Por isso hoje, para estas Leituras do Atlântico, não trago nenhum livro, mas alguém que está dentro de muitos livros. Podia ter feito uma entrevista, mas não quis. Aos Amigos não se pedem entrevistas, transmitem-se emoções. Para os eventuais leitores desta página deixo aqui apenas alguns traços sobre quem é Lélia Nunes, que há 20 anos, num Congresso, na cidade da Horta, numa das suas intervenções sobre açorianidade, afirmava solenemente: eu também sou açoriana, mas uma açoriana de 250 anos, a que Onésimo respondeu, lá do fundo da sala com aquele olhe que está muito bem conservada que deu origem ao conhecimento e amizade entre os dois Professores e escritores que ainda agora se mantém.
Nasceu em Tubarão, vive em Florianópolis, Ilha de Santa Catarina. Socióloga, Professora da Universidade Federal de Santa Catarina, aposentada. Titular do Conselho Estadual de Cultura actuando nas Câmaras de Letras e Património Cultural. Pertence à Academia Catarinense de Letras.

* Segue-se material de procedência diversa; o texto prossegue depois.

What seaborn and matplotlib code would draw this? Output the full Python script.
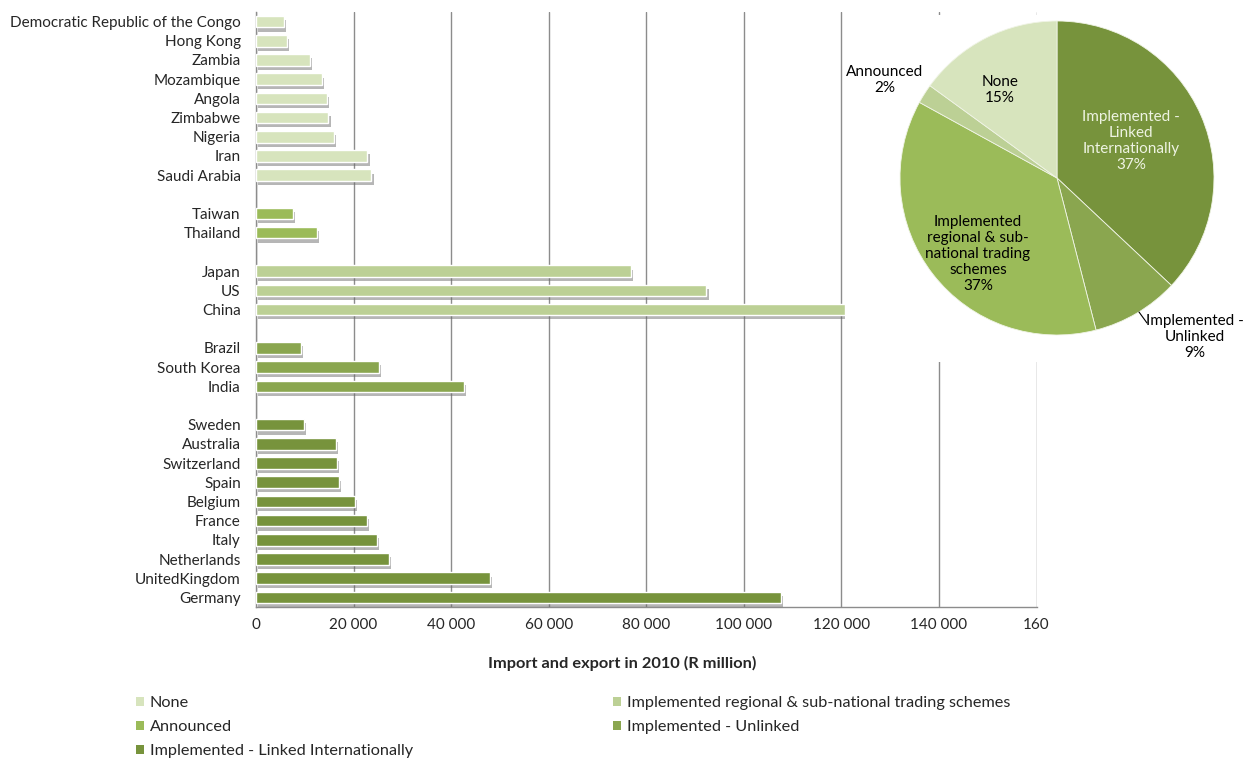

É investigadora do Património Cultural Imaterial (experts/UNESCO,Mercosul), escritora e, sobretudo, uma apaixonada pelos Açores.
Dos muitos livros que tem escrito, destaco os Caminhos do Divino e Na Esquina das Ilhas, duas obras de referência em que os Açores estão no centro das preocupações de Lélia Pereira da Silva Nunes.
Já escrevi e repito: Lélia Nunes surpreende (ou não surpreende) a cada página que escreve. Ela está na ilha de cá, quando escreve na ilha de lá, de tal forma que as ilhas se misturam num rodopio de cor e de festa, de espírito e de vida, só próprios de quem não vê a ilha de cá nem a ilha de lá, mas se sente dentro da ilha ou a ilha dentro de si!
Daniel de Sá escreveu no Prefácio do Na Esquina das Ilhas que olhando desta Esquina, podem avistar-se pessoas, tradições e sítios que se assemelham nas diferentes ilhas desta viagem. Lélia Nunes, que ciranda de umas para as outras com a liberdade de uma andorinha-do mar (que aqui se diz garajau), teceu uma belíssima manta de retalhos… e uniu-os com o fio do sentimento e a manta ficou capaz de aquecer a nostalgia de querer ser ilhéu noutro lado.
Toda esta emoção, toda esta fonte de conhecimento expande-se com uma naturalidade que faz de cada encontro com Lélia Nunes uma aula carinhosa, recheada de ensinamentos, um dos quais, talvez o mais importante seja o de que quanto mais amarmos o nosso cantinho mais conhecemos o mundo todo. Quando falo com pessoas como Lélia ou Onésimo, sinto-me viajante deste mundo sem nunca daqui sair.
E ao ouvi-los conversar, Lélia, Vamberto e Urbano, sinto-me privilegiado só em ser ouvinte, como se o simples correr de água fresca me matasse a sede que sempre tenho de aprender.
Afinal, uma ilha é sempre uma ilha e é o mar que tempera a história de lá e de cá!
Obrigado, Lélia Nunes, por mais este encontro, por mais este abraço com sabor a regresso anunciado. Para breve!